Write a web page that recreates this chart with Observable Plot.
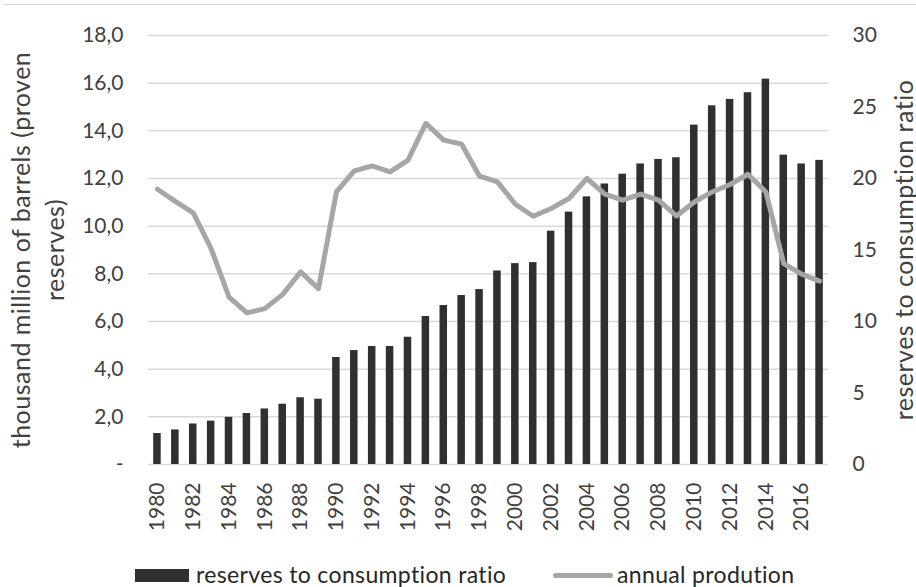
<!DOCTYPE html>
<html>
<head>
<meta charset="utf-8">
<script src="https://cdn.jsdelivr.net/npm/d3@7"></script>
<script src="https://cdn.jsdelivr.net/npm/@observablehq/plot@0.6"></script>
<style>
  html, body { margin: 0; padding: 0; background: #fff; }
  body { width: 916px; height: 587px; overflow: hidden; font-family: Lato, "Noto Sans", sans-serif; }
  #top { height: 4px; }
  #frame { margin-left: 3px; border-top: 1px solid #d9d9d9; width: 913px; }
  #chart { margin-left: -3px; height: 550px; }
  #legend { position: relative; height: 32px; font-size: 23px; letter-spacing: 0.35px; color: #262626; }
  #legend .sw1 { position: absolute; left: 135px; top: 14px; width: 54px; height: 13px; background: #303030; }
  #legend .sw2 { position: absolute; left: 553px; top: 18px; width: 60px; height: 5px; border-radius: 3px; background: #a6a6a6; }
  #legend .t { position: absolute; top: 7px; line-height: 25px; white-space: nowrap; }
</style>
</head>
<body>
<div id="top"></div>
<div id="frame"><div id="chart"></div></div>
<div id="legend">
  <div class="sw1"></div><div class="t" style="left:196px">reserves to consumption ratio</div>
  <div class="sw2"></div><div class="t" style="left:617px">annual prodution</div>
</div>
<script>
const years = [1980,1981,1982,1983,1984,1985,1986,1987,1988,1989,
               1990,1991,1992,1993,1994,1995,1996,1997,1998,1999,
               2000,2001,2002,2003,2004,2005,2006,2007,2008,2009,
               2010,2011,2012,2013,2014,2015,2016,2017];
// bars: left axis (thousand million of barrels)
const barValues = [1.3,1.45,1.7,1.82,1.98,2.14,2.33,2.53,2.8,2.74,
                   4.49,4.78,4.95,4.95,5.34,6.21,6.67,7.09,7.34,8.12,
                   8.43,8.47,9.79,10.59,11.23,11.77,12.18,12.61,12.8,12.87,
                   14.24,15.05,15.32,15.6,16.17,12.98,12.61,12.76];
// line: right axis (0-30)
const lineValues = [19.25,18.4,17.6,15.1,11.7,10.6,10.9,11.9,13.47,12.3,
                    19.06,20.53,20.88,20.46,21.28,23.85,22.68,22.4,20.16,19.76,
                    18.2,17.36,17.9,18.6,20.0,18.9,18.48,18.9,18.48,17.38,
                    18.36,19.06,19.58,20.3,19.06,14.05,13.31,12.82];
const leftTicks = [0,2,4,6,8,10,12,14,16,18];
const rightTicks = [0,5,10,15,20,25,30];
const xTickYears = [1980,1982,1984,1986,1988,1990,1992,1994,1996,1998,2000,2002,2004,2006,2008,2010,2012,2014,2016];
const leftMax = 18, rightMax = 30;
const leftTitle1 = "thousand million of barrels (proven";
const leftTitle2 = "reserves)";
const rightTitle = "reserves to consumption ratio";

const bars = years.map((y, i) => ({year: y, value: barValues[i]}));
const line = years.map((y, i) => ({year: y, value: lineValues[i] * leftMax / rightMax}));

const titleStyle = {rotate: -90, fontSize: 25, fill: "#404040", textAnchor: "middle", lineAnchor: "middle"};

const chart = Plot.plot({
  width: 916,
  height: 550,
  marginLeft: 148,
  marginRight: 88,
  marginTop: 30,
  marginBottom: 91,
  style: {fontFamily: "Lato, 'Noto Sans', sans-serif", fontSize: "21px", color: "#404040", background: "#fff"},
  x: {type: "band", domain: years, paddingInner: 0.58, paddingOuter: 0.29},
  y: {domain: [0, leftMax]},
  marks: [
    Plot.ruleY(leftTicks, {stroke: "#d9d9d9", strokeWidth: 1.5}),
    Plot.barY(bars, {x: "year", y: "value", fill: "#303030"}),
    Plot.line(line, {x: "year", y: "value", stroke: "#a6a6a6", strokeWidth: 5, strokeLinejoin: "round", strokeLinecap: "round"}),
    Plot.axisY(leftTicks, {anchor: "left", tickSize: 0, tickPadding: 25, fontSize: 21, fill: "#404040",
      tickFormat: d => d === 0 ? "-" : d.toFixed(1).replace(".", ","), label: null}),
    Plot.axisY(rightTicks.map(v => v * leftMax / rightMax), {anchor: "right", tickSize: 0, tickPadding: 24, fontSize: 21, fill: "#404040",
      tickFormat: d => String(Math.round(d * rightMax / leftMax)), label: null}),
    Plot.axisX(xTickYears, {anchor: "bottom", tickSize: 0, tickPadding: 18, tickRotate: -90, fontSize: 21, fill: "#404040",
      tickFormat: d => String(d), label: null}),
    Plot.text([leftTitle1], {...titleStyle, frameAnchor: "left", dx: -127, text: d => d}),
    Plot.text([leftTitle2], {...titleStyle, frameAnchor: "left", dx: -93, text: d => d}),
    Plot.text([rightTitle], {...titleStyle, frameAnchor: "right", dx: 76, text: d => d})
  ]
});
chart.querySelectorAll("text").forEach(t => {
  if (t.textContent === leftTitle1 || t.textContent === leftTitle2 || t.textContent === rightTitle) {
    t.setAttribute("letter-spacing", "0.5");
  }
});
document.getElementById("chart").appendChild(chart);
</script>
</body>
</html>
------
WHAT IS REQUIRED
Images in the data above are to be skipped. Retype all other material exactly.

RESULT BELOW
Write a web page that recreates this chart with Observable Plot.
<!DOCTYPE html>
<html>
<head>
<meta charset="utf-8">
<script src="https://cdn.jsdelivr.net/npm/d3@7"></script>
<script src="https://cdn.jsdelivr.net/npm/@observablehq/plot@0.6"></script>
<style>
  html, body { margin: 0; padding: 0; background: #fff; }
  body { width: 916px; height: 587px; overflow: hidden; font-family: Lato, "Noto Sans", sans-serif; }
  #top { height: 4px; }
  #frame { margin-left: 3px; border-top: 1px solid #d9d9d9; width: 913px; }
  #chart { margin-left: -3px; height: 550px; }
  #legend { position: relative; height: 32px; font-size: 23px; letter-spacing: 0.35px; color: #262626; }
  #legend .sw1 { position: absolute; left: 135px; top: 14px; width: 54px; height: 13px; background: #303030; }
  #legend .sw2 { position: absolute; left: 553px; top: 18px; width: 60px; height: 5px; border-radius: 3px; background: #a6a6a6; }
  #legend .t { position: absolute; top: 7px; line-height: 25px; white-space: nowrap; }
</style>
</head>
<body>
<div id="top"></div>
<div id="frame"><div id="chart"></div></div>
<div id="legend">
  <div class="sw1"></div><div class="t" style="left:196px">reserves to consumption ratio</div>
  <div class="sw2"></div><div class="t" style="left:617px">annual prodution</div>
</div>
<script>
const years = [1980,1981,1982,1983,1984,1985,1986,1987,1988,1989,
               1990,1991,1992,1993,1994,1995,1996,1997,1998,1999,
               2000,2001,2002,2003,2004,2005,2006,2007,2008,2009,
               2010,2011,2012,2013,2014,2015,2016,2017];
// bars: left axis (thousand million of barrels)
const barValues = [1.3,1.45,1.7,1.82,1.98,2.14,2.33,2.53,2.8,2.74,
                   4.49,4.78,4.95,4.95,5.34,6.21,6.67,7.09,7.34,8.12,
                   8.43,8.47,9.79,10.59,11.23,11.77,12.18,12.61,12.8,12.87,
                   14.24,15.05,15.32,15.6,16.17,12.98,12.61,12.76];
// line: right axis (0-30)
const lineValues = [19.25,18.4,17.6,15.1,11.7,10.6,10.9,11.9,13.47,12.3,
                    19.06,20.53,20.88,20.46,21.28,23.85,22.68,22.4,20.16,19.76,
                    18.2,17.36,17.9,18.6,20.0,18.9,18.48,18.9,18.48,17.38,
                    18.36,19.06,19.58,20.3,19.06,14.05,13.31,12.82];
const leftTicks = [0,2,4,6,8,10,12,14,16,18];
const rightTicks = [0,5,10,15,20,25,30];
const xTickYears = [1980,1982,1984,1986,1988,1990,1992,1994,1996,1998,2000,2002,2004,2006,2008,2010,2012,2014,2016];
const leftMax = 18, rightMax = 30;
const leftTitle1 = "thousand million of barrels (proven";
const leftTitle2 = "reserves)";
const rightTitle = "reserves to consumption ratio";

const bars = years.map((y, i) => ({year: y, value: barValues[i]}));
const line = years.map((y, i) => ({year: y, value: lineValues[i] * leftMax / rightMax}));

const titleStyle = {rotate: -90, fontSize: 25, fill: "#404040", textAnchor: "middle", lineAnchor: "middle"};

const chart = Plot.plot({
  width: 916,
  height: 550,
  marginLeft: 148,
  marginRight: 88,
  marginTop: 30,
  marginBottom: 91,
  style: {fontFamily: "Lato, 'Noto Sans', sans-serif", fontSize: "21px", color: "#404040", background: "#fff"},
  x: {type: "band", domain: years, paddingInner: 0.58, paddingOuter: 0.29},
  y: {domain: [0, leftMax]},
  marks: [
    Plot.ruleY(leftTicks, {stroke: "#d9d9d9", strokeWidth: 1.5}),
    Plot.barY(bars, {x: "year", y: "value", fill: "#303030"}),
    Plot.line(line, {x: "year", y: "value", stroke: "#a6a6a6", strokeWidth: 5, strokeLinejoin: "round", strokeLinecap: "round"}),
    Plot.axisY(leftTicks, {anchor: "left", tickSize: 0, tickPadding: 25, fontSize: 21, fill: "#404040",
      tickFormat: d => d === 0 ? "-" : d.toFixed(1).replace(".", ","), label: null}),
    Plot.axisY(rightTicks.map(v => v * leftMax / rightMax), {anchor: "right", tickSize: 0, tickPadding: 24, fontSize: 21, fill: "#404040",
      tickFormat: d => String(Math.round(d * rightMax / leftMax)), label: null}),
    Plot.axisX(xTickYears, {anchor: "bottom", tickSize: 0, tickPadding: 18, tickRotate: -90, fontSize: 21, fill: "#404040",
      tickFormat: d => String(d), label: null}),
    Plot.text([leftTitle1], {...titleStyle, frameAnchor: "left", dx: -127, text: d => d}),
    Plot.text([leftTitle2], {...titleStyle, frameAnchor: "left", dx: -93, text: d => d}),
    Plot.text([rightTitle], {...titleStyle, frameAnchor: "right", dx: 76, text: d => d})
  ]
});
chart.querySelectorAll("text").forEach(t => {
  if (t.textContent === leftTitle1 || t.textContent === leftTitle2 || t.textContent === rightTitle) {
    t.setAttribute("letter-spacing", "0.5");
  }
});
document.getElementById("chart").appendChild(chart);
</script>
</body>
</html>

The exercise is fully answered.